DATA EXCERPTS
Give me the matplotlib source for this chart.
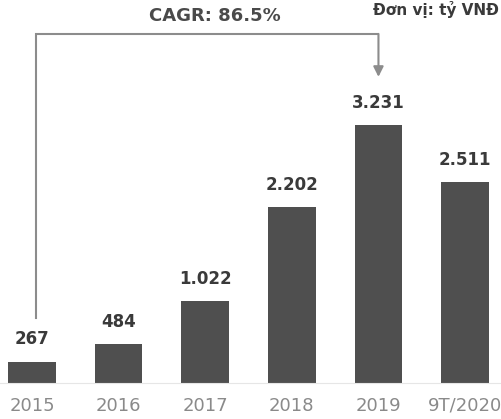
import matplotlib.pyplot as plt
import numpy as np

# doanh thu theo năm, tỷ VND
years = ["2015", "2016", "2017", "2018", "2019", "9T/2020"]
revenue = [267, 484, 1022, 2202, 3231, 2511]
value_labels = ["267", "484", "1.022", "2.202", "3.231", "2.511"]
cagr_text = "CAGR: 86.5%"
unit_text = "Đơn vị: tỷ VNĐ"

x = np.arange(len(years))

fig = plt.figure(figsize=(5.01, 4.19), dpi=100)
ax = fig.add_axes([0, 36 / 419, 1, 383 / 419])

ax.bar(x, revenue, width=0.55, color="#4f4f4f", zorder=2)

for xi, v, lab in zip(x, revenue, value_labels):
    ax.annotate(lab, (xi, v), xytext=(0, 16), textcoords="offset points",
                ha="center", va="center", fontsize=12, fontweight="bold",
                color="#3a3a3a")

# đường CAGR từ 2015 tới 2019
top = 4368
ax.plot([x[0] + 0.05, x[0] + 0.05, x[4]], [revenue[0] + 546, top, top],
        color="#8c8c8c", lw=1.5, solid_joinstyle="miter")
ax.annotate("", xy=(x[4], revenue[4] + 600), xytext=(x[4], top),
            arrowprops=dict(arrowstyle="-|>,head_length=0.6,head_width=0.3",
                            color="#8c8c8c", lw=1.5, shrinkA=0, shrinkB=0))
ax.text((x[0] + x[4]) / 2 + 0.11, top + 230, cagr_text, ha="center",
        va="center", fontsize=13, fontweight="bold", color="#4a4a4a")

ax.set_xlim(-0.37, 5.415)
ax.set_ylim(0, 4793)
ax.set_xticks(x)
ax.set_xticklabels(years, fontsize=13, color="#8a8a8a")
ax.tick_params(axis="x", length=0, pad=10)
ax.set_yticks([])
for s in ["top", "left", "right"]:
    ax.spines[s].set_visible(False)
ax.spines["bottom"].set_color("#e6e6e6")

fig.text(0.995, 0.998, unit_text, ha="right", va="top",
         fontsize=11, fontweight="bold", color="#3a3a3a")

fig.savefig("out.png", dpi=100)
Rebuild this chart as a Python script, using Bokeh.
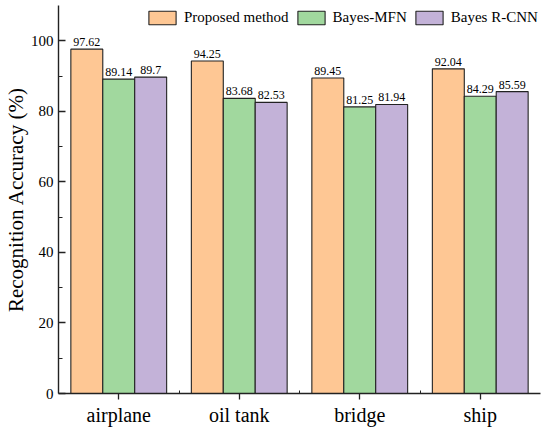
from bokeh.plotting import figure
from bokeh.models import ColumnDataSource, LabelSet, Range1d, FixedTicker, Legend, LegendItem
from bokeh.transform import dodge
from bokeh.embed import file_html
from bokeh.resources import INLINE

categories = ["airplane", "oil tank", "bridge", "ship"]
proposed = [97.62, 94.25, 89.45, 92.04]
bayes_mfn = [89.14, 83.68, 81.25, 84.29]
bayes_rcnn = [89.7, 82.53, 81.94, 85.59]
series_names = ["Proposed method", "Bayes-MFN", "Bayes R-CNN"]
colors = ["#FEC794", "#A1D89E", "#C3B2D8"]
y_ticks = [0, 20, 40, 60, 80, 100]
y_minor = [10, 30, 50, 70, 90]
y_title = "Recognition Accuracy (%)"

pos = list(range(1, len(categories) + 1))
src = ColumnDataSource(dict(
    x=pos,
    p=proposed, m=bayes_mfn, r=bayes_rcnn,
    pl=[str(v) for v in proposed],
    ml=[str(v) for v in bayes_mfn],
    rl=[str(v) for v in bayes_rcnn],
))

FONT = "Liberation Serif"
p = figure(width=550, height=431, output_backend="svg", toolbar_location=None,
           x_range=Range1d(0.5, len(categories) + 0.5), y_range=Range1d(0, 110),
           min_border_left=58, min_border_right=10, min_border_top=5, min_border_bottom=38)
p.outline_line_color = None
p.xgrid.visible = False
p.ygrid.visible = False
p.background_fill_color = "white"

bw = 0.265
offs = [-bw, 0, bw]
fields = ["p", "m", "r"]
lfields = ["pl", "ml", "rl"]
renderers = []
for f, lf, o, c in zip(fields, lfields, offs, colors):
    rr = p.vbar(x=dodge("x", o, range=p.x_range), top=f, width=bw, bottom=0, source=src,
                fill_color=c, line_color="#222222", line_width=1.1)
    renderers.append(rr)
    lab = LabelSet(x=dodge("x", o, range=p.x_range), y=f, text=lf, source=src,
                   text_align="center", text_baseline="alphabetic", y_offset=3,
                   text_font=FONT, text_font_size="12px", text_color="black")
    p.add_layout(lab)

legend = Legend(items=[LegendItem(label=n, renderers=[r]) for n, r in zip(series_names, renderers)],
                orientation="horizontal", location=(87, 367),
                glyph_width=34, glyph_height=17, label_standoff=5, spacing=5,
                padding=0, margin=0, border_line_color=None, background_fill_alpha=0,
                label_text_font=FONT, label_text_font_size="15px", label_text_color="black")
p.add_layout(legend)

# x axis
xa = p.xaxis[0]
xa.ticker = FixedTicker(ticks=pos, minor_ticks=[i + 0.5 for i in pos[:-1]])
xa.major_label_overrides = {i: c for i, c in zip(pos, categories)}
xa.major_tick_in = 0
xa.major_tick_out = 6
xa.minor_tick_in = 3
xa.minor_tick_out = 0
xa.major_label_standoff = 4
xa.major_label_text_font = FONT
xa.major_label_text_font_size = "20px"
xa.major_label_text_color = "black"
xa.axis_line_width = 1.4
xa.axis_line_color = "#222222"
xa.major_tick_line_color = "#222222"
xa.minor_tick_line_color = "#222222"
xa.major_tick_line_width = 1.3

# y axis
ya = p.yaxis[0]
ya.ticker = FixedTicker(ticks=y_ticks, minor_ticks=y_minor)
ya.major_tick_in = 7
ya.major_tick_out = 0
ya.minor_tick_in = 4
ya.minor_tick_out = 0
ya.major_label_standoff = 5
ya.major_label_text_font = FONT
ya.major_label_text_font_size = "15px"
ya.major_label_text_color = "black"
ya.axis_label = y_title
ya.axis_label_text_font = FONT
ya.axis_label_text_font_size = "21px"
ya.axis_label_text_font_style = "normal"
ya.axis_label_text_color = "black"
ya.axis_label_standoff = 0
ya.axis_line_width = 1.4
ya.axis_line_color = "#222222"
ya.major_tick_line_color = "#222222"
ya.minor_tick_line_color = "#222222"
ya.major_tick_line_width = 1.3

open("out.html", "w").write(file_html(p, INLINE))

AIM OF THE EXERCISE
Your task is to transcribe all of the records precisely, with no images included.

RESULT
Give me the matplotlib source for this chart.
import matplotlib.pyplot as plt
import numpy as np

# doanh thu theo năm, tỷ VND
years = ["2015", "2016", "2017", "2018", "2019", "9T/2020"]
revenue = [267, 484, 1022, 2202, 3231, 2511]
value_labels = ["267", "484", "1.022", "2.202", "3.231", "2.511"]
cagr_text = "CAGR: 86.5%"
unit_text = "Đơn vị: tỷ VNĐ"

x = np.arange(len(years))

fig = plt.figure(figsize=(5.01, 4.19), dpi=100)
ax = fig.add_axes([0, 36 / 419, 1, 383 / 419])

ax.bar(x, revenue, width=0.55, color="#4f4f4f", zorder=2)

for xi, v, lab in zip(x, revenue, value_labels):
    ax.annotate(lab, (xi, v), xytext=(0, 16), textcoords="offset points",
                ha="center", va="center", fontsize=12, fontweight="bold",
                color="#3a3a3a")

# đường CAGR từ 2015 tới 2019
top = 4368
ax.plot([x[0] + 0.05, x[0] + 0.05, x[4]], [revenue[0] + 546, top, top],
        color="#8c8c8c", lw=1.5, solid_joinstyle="miter")
ax.annotate("", xy=(x[4], revenue[4] + 600), xytext=(x[4], top),
            arrowprops=dict(arrowstyle="-|>,head_length=0.6,head_width=0.3",
                            color="#8c8c8c", lw=1.5, shrinkA=0, shrinkB=0))
ax.text((x[0] + x[4]) / 2 + 0.11, top + 230, cagr_text, ha="center",
        va="center", fontsize=13, fontweight="bold", color="#4a4a4a")

ax.set_xlim(-0.37, 5.415)
ax.set_ylim(0, 4793)
ax.set_xticks(x)
ax.set_xticklabels(years, fontsize=13, color="#8a8a8a")
ax.tick_params(axis="x", length=0, pad=10)
ax.set_yticks([])
for s in ["top", "left", "right"]:
    ax.spines[s].set_visible(False)
ax.spines["bottom"].set_color("#e6e6e6")

fig.text(0.995, 0.998, unit_text, ha="right", va="top",
         fontsize=11, fontweight="bold", color="#3a3a3a")

fig.savefig("out.png", dpi=100)
Rebuild this chart as a Python script, using Bokeh.
from bokeh.plotting import figure
from bokeh.models import ColumnDataSource, LabelSet, Range1d, FixedTicker, Legend, LegendItem
from bokeh.transform import dodge
from bokeh.embed import file_html
from bokeh.resources import INLINE

categories = ["airplane", "oil tank", "bridge", "ship"]
proposed = [97.62, 94.25, 89.45, 92.04]
bayes_mfn = [89.14, 83.68, 81.25, 84.29]
bayes_rcnn = [89.7, 82.53, 81.94, 85.59]
series_names = ["Proposed method", "Bayes-MFN", "Bayes R-CNN"]
colors = ["#FEC794", "#A1D89E", "#C3B2D8"]
y_ticks = [0, 20, 40, 60, 80, 100]
y_minor = [10, 30, 50, 70, 90]
y_title = "Recognition Accuracy (%)"

pos = list(range(1, len(categories) + 1))
src = ColumnDataSource(dict(
    x=pos,
    p=proposed, m=bayes_mfn, r=bayes_rcnn,
    pl=[str(v) for v in proposed],
    ml=[str(v) for v in bayes_mfn],
    rl=[str(v) for v in bayes_rcnn],
))

FONT = "Liberation Serif"
p = figure(width=550, height=431, output_backend="svg", toolbar_location=None,
           x_range=Range1d(0.5, len(categories) + 0.5), y_range=Range1d(0, 110),
           min_border_left=58, min_border_right=10, min_border_top=5, min_border_bottom=38)
p.outline_line_color = None
p.xgrid.visible = False
p.ygrid.visible = False
p.background_fill_color = "white"

bw = 0.265
offs = [-bw, 0, bw]
fields = ["p", "m", "r"]
lfields = ["pl", "ml", "rl"]
renderers = []
for f, lf, o, c in zip(fields, lfields, offs, colors):
    rr = p.vbar(x=dodge("x", o, range=p.x_range), top=f, width=bw, bottom=0, source=src,
                fill_color=c, line_color="#222222", line_width=1.1)
    renderers.append(rr)
    lab = LabelSet(x=dodge("x", o, range=p.x_range), y=f, text=lf, source=src,
                   text_align="center", text_baseline="alphabetic", y_offset=3,
                   text_font=FONT, text_font_size="12px", text_color="black")
    p.add_layout(lab)

legend = Legend(items=[LegendItem(label=n, renderers=[r]) for n, r in zip(series_names, renderers)],
                orientation="horizontal", location=(87, 367),
                glyph_width=34, glyph_height=17, label_standoff=5, spacing=5,
                padding=0, margin=0, border_line_color=None, background_fill_alpha=0,
                label_text_font=FONT, label_text_font_size="15px", label_text_color="black")
p.add_layout(legend)

# x axis
xa = p.xaxis[0]
xa.ticker = FixedTicker(ticks=pos, minor_ticks=[i + 0.5 for i in pos[:-1]])
xa.major_label_overrides = {i: c for i, c in zip(pos, categories)}
xa.major_tick_in = 0
xa.major_tick_out = 6
xa.minor_tick_in = 3
xa.minor_tick_out = 0
xa.major_label_standoff = 4
xa.major_label_text_font = FONT
xa.major_label_text_font_size = "20px"
xa.major_label_text_color = "black"
xa.axis_line_width = 1.4
xa.axis_line_color = "#222222"
xa.major_tick_line_color = "#222222"
xa.minor_tick_line_color = "#222222"
xa.major_tick_line_width = 1.3

# y axis
ya = p.yaxis[0]
ya.ticker = FixedTicker(ticks=y_ticks, minor_ticks=y_minor)
ya.major_tick_in = 7
ya.major_tick_out = 0
ya.minor_tick_in = 4
ya.minor_tick_out = 0
ya.major_label_standoff = 5
ya.major_label_text_font = FONT
ya.major_label_text_font_size = "15px"
ya.major_label_text_color = "black"
ya.axis_label = y_title
ya.axis_label_text_font = FONT
ya.axis_label_text_font_size = "21px"
ya.axis_label_text_font_style = "normal"
ya.axis_label_text_color = "black"
ya.axis_label_standoff = 0
ya.axis_line_width = 1.4
ya.axis_line_color = "#222222"
ya.major_tick_line_color = "#222222"
ya.minor_tick_line_color = "#222222"
ya.major_tick_line_width = 1.3

open("out.html", "w").write(file_html(p, INLINE))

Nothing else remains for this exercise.